Wednesday, May 5, 2010

Day 3: Overall, a Better Day

Today was my first day back to teaching classes and it was totally helpful to keep busy. I even managed a morning shower without crying. I still felt like I had been punched in the stomach but no tears. After lunch we had a school-wide talent show. And that's when I made mistake number two. Looked at his Facebook page. I guess a few days ago I only saw one of the "comments" on a girl's photo and this time I saw a previous one. It was hard to see those comments coming from him toward another girl but even worse that this particular comment was from over the weekend. That's when I was in town, trying to spend as much time with my boyfriend as I could during a busy wedding weekend. Why were you already distancing yourself and looking at other girls during that time... what the hell happened?

So that was a bad move, I managed to hold back the water works but had to go to the talent show feeling awful. After school I knew I should have gone to the gym but I just couldn't. I sat on the couch watching TV and doing stuff on the computer until I fell asleep at 9, again.

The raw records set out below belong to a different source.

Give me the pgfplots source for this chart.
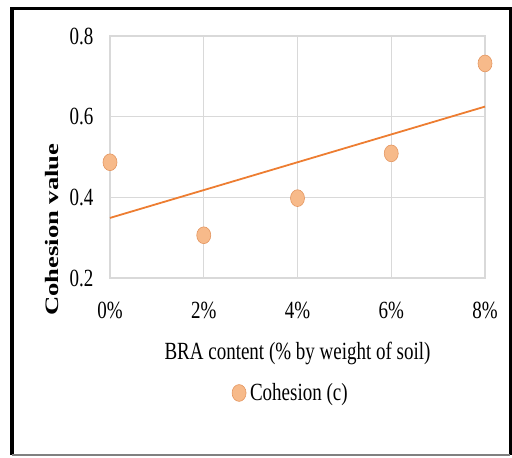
\documentclass[border=0pt]{standalone}
\usepackage{fontspec}
\setmainfont{Liberation Serif}
\usepackage{pgfplots}
\pgfplotsset{compat=1.18}
\definecolor{gridc}{RGB}{217,217,217}
\definecolor{trendc}{RGB}{237,125,49}
\definecolor{markc}{RGB}{247,186,138}
\definecolor{markd}{RGB}{228,150,96}
% the reference is stretched vertically, so the text is too
\newcommand{\st}[1]{\scalebox{1}[1.3]{#1}}
\begin{document}
\fontsize{9.5}{11}\selectfont
\begin{tikzpicture}[x=1pt,y=1pt]
\path (0,0) rectangle (256,228.5);
% frame
\draw[black, line width=2pt] (6,1) -- (6,224.25);
\draw[black, line width=1.5pt] (5,224.25) -- (255.2,224.25) -- (255.2,1);
\draw[gray, line width=1pt] (6,1) -- (255.2,1);
\begin{axis}[
  at={(55pt,89.5pt)}, anchor=south west,
  scale only axis, width=187.5pt, height=121pt,
  xmin=0, xmax=4, ymin=0.2, ymax=0.8,
  xtick={0,1,2,3,4},
  xticklabels={\st{0\%},\st{2\%},\st{4\%},\st{6\%},\st{8\%}},
  ytick={0.2,0.4,0.6,0.8},
  yticklabel={\st{\pgfmathprintnumber[fixed,fixed zerofill,precision=1]{\tick}}},
  /pgf/number format/assume math mode=true,
  major tick length=0pt,
  grid=major,
  grid style={gridc, line width=0.6pt},
  axis line style={gridc, line width=0.6pt},
  clip=false,
  xticklabel style={yshift=-8.5pt},
  yticklabel style={xshift=-5pt},
  xlabel={\st{BRA content (\% by weight of soil)}},
  xlabel style={at={(axis description cs:0.5,-0.31)}, anchor=center},
  ylabel={\scalebox{1.4}[1]{\bfseries Cohesion value}},
  ylabel style={at={(axis description cs:-0.155,0.2)}, anchor=center},
  legend style={at={(axis description cs:0.485,-0.475)}, anchor=center,
    draw=none, fill=none},
]
\addplot[trendc, line width=0.9pt, forget plot] coordinates {(0,0.349) (4,0.625)};
\addplot[only marks, mark=*, mark size=3.5pt,
  mark options={fill=markc, draw=markd, line width=0.3pt, yscale=1.2}]
  coordinates {(0,0.487) (1,0.306) (2,0.398) (3,0.509) (4,0.732)};
\addlegendentry{\st{Cohesion (c)}}
\end{axis}
\end{tikzpicture}
\end{document}
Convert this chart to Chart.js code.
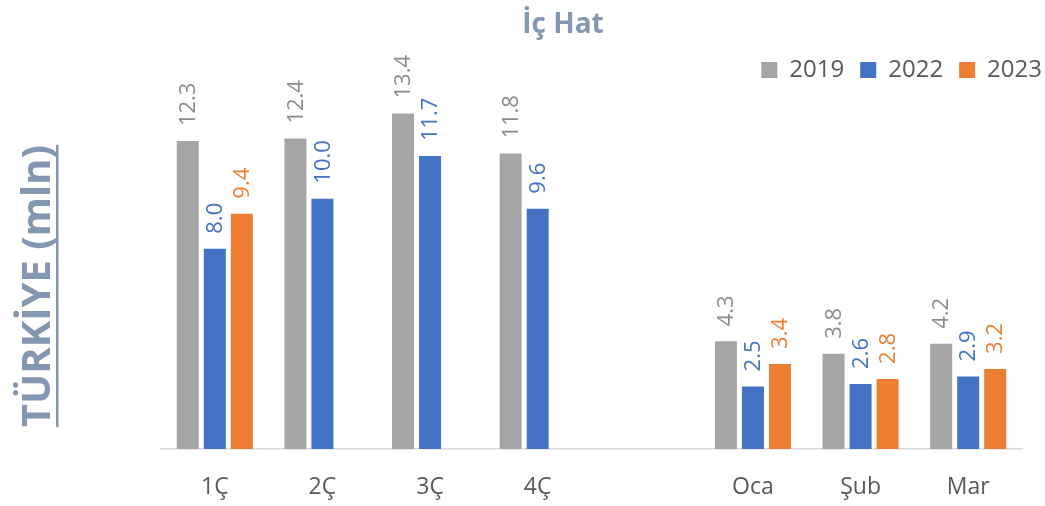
<!DOCTYPE html>
<html>
<head>
<meta charset="utf-8">
<script src="https://cdn.jsdelivr.net/npm/chart.js@4/dist/chart.umd.min.js"></script>
<style>
  html, body { margin: 0; padding: 0; background: #ffffff; }
  #wrap { width: 1045px; height: 506px; }
</style>
</head>
<body>
<div id="wrap"><canvas id="chart" width="1045" height="506"></canvas></div>
<script>
const categories = ["1Ç", "2Ç", "3Ç", "4Ç", "", "Oca", "Şub", "Mar"];
const seriesNames = ["2019", "2022", "2023"];
const values2019 = [12.3, 12.4, 13.4, 11.8, null, 4.3, 3.8, 4.2];
const values2022 = [8.0, 10.0, 11.7, 9.6, null, 2.5, 2.6, 2.9];
const values2023 = [9.4, null, null, null, null, 3.4, 2.8, 3.2];
const chartTitle = "İç Hat";
const yAxisTitle = "TÜRKİYE (mln)";

const colors = new Map([
  ["2019", "#a5a5a5"],
  ["2022", "#4472c4"],
  ["2023", "#ed7d31"],
]);
const labelColors = new Map([
  ["2019", "#8c8c8c"],
  ["2022", "#4472c4"],
  ["2023", "#ed7d31"],
]);
const titleColor = "#8497b0";
const textColor = "#595959";
const fontFamily = "'Open Sans', 'DejaVu Sans', sans-serif";

// value labels, rotated, above each bar
const barLabels = {
  id: "barLabels",
  afterDatasetsDraw(chart) {
    const ctx = chart.ctx;
    chart.data.datasets.forEach((ds, i) => {
      const meta = chart.getDatasetMeta(i);
      meta.data.forEach((bar, j) => {
        const v = ds.data[j];
        if (v === null || v === undefined) return;
        ctx.save();
        ctx.translate(bar.x, bar.y - 15);
        ctx.rotate(-Math.PI / 2);
        ctx.font = "22px " + fontFamily;
        ctx.fillStyle = labelColors.get(ds.label);
        ctx.textAlign = "left";
        ctx.textBaseline = "middle";
        ctx.fillText(v.toFixed(1), 0, 1);
        ctx.restore();
      });
    });
  },
};

// chart title and rotated, underlined y title
const extraTexts = {
  id: "extraTexts",
  afterDraw(chart) {
    const ctx = chart.ctx;
    ctx.save();
    ctx.font = "bold 28px " + fontFamily;
    ctx.fillStyle = titleColor;
    ctx.textAlign = "center";
    ctx.textBaseline = "alphabetic";
    ctx.fillText(chartTitle, 563, 33);
    ctx.restore();

    ctx.save();
    ctx.translate(50, 286);
    ctx.rotate(-Math.PI / 2);
    ctx.font = "bold 40px " + fontFamily;
    ctx.fillStyle = titleColor;
    ctx.textAlign = "center";
    ctx.textBaseline = "alphabetic";
    ctx.fillText(yAxisTitle, 0, 0);
    const w = ctx.measureText(yAxisTitle).width;
    ctx.fillRect(-w / 2, 6, w, 2.5);
    ctx.restore();
  },
};

const datasets = [values2019, values2022, values2023].map((vals, i) => ({
  label: seriesNames[i],
  data: vals,
  backgroundColor: colors.get(seriesNames[i]),
  borderWidth: 0,
  categoryPercentage: 0.753,
  barPercentage: 0.815,
}));

new Chart(document.getElementById("chart"), {
  type: "bar",
  data: { labels: categories, datasets: datasets },
  options: {
    responsive: false,
    animation: false,
    layout: {
      padding: { left: 161, right: -13, top: 42, bottom: 0 },
    },
    scales: {
      x: {
        grid: { display: false, drawTicks: false },
        border: { display: true, color: "#d9d9d9", width: 1.5 },
        ticks: {
          color: textColor,
          font: { family: fontFamily, size: 23 },
          padding: 25,
          maxRotation: 0,
        },
        afterFit(scale) {
          scale.height = 57;
        },
      },
      y: {
        position: "right",
        min: 0,
        max: 14.26,
        grid: { display: false, drawTicks: false },
        border: { display: false },
        ticks: { display: false },
        afterFit(scale) {
          scale.width = 36;
        },
      },
    },
    plugins: {
      title: { display: false },
      tooltip: { enabled: false },
      legend: {
        position: "top",
        align: "end",
        labels: {
          boxWidth: 16,
          boxHeight: 16,
          color: textColor,
          font: { family: fontFamily, size: 24 },
          padding: 16,
        },
      },
    },
  },
  plugins: [barLabels, extraTexts],
});
</script>
</body>
</html>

At least even though I can't get myself motivated to work out, I haven't been pigging out. Quite the opposite thankfully, I can't eat anything at all without feeling like I'm going to puke.
I tell myself over and over that this is a good thing and in a few years I'll be so thankful we didn't keep up the charade, but right now, I completely understand how girls end up staying with the wrong guy for years. Being with the wrong person has got to be better than feeling like this, but I know it would only be temporarily better.